§ WHAT THE EXERCISE ASKS
Report how many lines in the listing below include the word "draw". Write nothing besides the number.

§ DATA EXCERPT
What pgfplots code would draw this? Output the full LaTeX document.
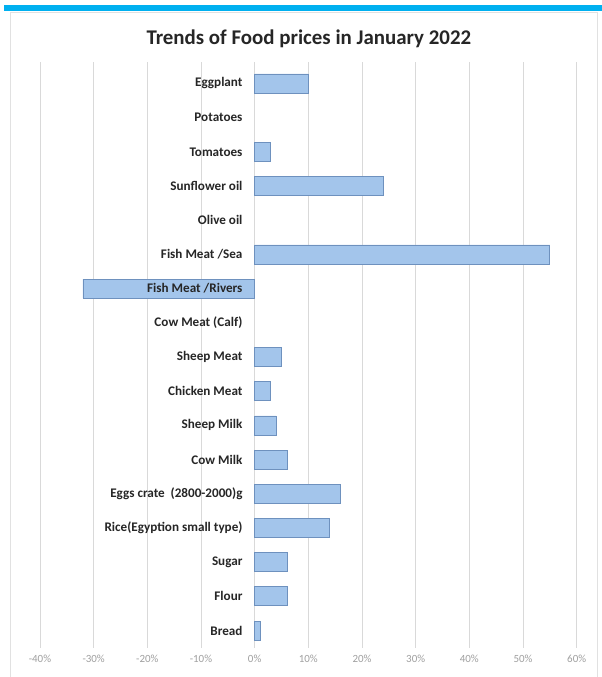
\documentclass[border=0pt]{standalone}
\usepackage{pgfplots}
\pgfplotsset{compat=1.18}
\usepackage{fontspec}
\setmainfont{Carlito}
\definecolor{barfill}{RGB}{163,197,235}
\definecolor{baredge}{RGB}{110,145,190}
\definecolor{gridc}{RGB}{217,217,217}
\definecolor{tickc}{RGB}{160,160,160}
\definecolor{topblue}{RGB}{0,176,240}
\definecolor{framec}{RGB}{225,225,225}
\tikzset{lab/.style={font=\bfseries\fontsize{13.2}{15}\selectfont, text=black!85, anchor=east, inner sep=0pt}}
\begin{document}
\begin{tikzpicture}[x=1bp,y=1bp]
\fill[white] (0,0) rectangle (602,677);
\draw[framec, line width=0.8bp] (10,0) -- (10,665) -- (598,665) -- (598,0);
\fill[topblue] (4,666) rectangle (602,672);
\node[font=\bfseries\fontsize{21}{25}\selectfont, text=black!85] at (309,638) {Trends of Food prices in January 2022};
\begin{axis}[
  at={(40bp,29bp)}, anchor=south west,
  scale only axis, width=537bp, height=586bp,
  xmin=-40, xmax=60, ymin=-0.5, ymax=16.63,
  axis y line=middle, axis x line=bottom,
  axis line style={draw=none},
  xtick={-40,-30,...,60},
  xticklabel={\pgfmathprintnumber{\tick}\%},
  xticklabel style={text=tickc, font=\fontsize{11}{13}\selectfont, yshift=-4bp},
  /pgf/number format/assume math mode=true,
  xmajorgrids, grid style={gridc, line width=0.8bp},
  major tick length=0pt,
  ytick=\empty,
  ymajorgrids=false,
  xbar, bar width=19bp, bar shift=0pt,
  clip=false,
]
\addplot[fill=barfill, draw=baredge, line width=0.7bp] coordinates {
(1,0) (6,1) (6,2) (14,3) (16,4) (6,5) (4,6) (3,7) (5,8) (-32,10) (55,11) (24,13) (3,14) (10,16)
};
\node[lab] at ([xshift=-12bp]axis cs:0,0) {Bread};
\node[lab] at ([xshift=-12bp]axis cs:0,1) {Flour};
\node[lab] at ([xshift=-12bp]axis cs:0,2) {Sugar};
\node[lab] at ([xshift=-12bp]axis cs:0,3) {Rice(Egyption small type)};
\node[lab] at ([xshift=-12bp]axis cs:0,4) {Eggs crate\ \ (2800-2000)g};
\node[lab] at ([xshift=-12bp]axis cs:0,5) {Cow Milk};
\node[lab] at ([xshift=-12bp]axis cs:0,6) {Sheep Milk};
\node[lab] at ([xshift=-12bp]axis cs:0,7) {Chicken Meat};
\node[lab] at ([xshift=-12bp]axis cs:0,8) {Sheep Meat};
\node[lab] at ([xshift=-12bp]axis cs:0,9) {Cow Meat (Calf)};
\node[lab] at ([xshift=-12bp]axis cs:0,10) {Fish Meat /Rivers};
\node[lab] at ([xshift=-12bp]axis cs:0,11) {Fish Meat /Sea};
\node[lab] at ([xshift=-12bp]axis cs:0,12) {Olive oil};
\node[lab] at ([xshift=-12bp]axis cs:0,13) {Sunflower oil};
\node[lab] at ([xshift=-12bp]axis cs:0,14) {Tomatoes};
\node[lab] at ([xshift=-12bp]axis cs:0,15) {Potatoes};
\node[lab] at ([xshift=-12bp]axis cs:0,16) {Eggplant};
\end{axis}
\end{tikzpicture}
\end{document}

§ RESULT OF THE EXERCISE
4